- Work to complete
Write out, word for word, only the data from its first line to the line containing "media = [52.7] * len(meses)".

- Information provided
....

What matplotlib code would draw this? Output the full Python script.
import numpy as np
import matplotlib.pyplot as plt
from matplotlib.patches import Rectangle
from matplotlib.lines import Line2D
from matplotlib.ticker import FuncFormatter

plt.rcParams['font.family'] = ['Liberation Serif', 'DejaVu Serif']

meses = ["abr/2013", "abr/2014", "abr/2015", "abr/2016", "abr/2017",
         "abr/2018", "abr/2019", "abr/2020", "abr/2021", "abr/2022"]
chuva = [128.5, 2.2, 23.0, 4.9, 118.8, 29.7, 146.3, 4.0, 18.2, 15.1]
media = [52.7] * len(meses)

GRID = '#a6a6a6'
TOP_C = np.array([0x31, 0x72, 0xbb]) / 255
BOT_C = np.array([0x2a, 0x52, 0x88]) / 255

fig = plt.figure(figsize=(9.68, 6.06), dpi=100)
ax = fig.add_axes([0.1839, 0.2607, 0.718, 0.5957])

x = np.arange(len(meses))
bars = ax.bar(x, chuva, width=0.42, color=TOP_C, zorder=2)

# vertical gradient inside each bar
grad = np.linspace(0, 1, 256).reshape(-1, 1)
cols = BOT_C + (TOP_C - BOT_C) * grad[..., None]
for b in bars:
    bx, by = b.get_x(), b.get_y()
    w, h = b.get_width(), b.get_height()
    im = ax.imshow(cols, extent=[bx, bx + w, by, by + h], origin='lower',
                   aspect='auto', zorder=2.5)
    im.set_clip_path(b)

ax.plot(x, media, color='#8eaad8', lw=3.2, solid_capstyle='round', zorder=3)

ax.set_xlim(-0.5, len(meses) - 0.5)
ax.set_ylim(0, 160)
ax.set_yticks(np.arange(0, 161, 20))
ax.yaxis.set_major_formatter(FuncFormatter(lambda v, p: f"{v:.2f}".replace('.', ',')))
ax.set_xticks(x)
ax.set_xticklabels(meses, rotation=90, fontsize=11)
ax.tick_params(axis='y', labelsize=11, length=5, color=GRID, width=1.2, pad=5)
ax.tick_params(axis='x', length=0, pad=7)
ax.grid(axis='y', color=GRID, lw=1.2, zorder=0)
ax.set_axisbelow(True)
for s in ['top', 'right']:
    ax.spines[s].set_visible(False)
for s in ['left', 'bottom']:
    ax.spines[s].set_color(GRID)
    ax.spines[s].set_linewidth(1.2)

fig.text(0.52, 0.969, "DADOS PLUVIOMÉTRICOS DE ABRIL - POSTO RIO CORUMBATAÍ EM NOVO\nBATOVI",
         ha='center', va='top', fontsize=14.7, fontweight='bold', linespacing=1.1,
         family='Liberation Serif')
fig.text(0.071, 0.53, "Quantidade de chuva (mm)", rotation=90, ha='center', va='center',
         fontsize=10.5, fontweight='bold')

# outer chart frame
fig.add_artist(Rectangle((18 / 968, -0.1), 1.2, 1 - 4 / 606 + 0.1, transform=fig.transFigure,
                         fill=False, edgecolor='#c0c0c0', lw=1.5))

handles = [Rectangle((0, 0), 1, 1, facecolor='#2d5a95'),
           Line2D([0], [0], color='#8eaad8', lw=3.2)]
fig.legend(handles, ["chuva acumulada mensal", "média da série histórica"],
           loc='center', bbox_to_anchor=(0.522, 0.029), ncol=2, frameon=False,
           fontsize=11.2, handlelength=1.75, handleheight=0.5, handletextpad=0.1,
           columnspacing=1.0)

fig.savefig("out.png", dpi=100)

....

- Final result
What matplotlib code would draw this? Output the full Python script.
import numpy as np
import matplotlib.pyplot as plt
from matplotlib.patches import Rectangle
from matplotlib.lines import Line2D
from matplotlib.ticker import FuncFormatter

plt.rcParams['font.family'] = ['Liberation Serif', 'DejaVu Serif']

meses = ["abr/2013", "abr/2014", "abr/2015", "abr/2016", "abr/2017",
         "abr/2018", "abr/2019", "abr/2020", "abr/2021", "abr/2022"]
chuva = [128.5, 2.2, 23.0, 4.9, 118.8, 29.7, 146.3, 4.0, 18.2, 15.1]
media = [52.7] * len(meses)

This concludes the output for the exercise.